« Panama Papers » en Chine : princes rouges sur liste noire

Ébranlés par les révélations des Panama Papers, les dirigeants communistes, loin de faire le ménage dans leurs rangs, préfèrent accuser certaines « forces occidentales ». C’est assurément plus commode !

L’immeuble de Shanghai dans lequelle cabinet Mossack Fonseca a installé l’un de ses bureaux en Chine. © JOHANNES EISELE/AFP

L’immeuble de Shanghai dans lequelle cabinet Mossack Fonseca a installé l’un de ses bureaux en Chine. © JOHANNES EISELE/AFP

Publié le 21 avril 2016 Lecture : 6 minutes.

Petites lunettes et veste sombre, Zhang Xiaodong porte la panoplie du parfait avocat fiscaliste. Cet homme discret est le représentant en Chine de Mossack Fonseca, le désormais célèbre cabinet d’avocats panaméen à l’origine d’un récent scandale planétaire. Dans la +tragi-comédie des Panama Papers, ce pays joue un rôle de tout premier plan. Plus de 16 300 sociétés offshore ont en effet été enregistrées par le cabinet panaméen pour le compte des clients de ses huit bureaux installés en Chine continentale et à Hong Kong. Soit 29 % du total des sociétés qu’il a créées à travers le monde !

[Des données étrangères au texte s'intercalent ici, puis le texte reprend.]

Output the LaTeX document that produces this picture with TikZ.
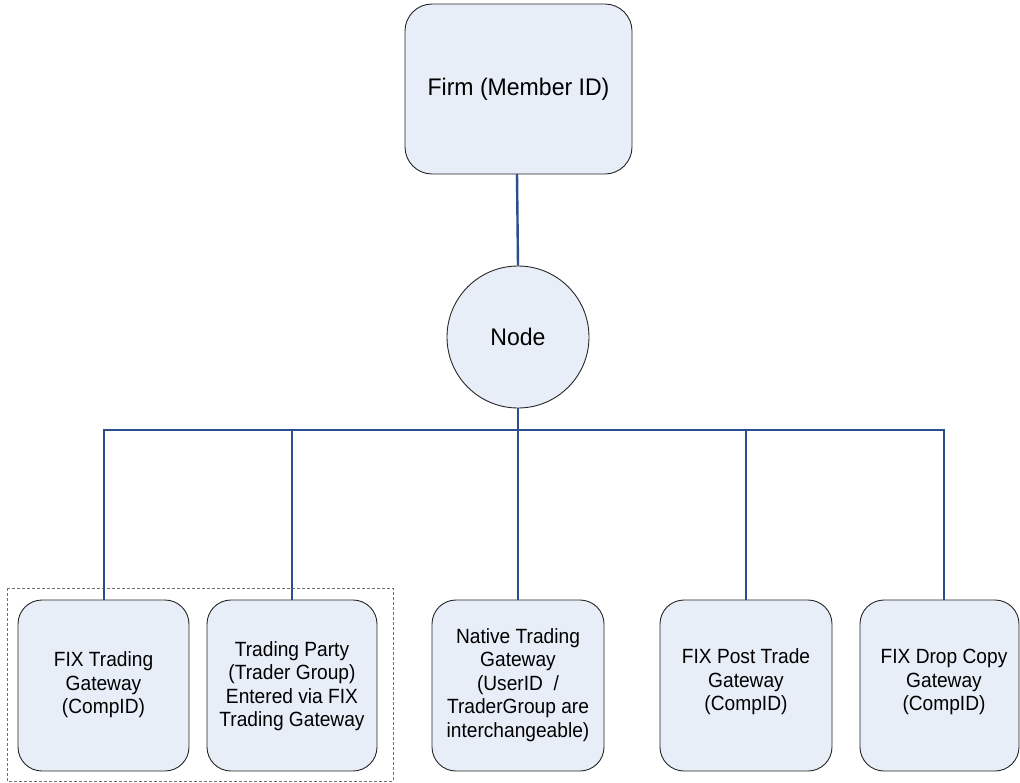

Mossack Fonseca est présent depuis 2000 en République populaire. Plusieurs documents rendus publics par le Consortium international des journalistes d’investigation (Icij), qui a déclenché toute l’affaire, montrent qu’il coopère à l’occasion avec le gouvernement et certaines banques d’État. Il dispose dans ce pays de davantage d’intermédiaires (avocats, banques, etc.) qu’au Royaume-Uni ou en Suisse.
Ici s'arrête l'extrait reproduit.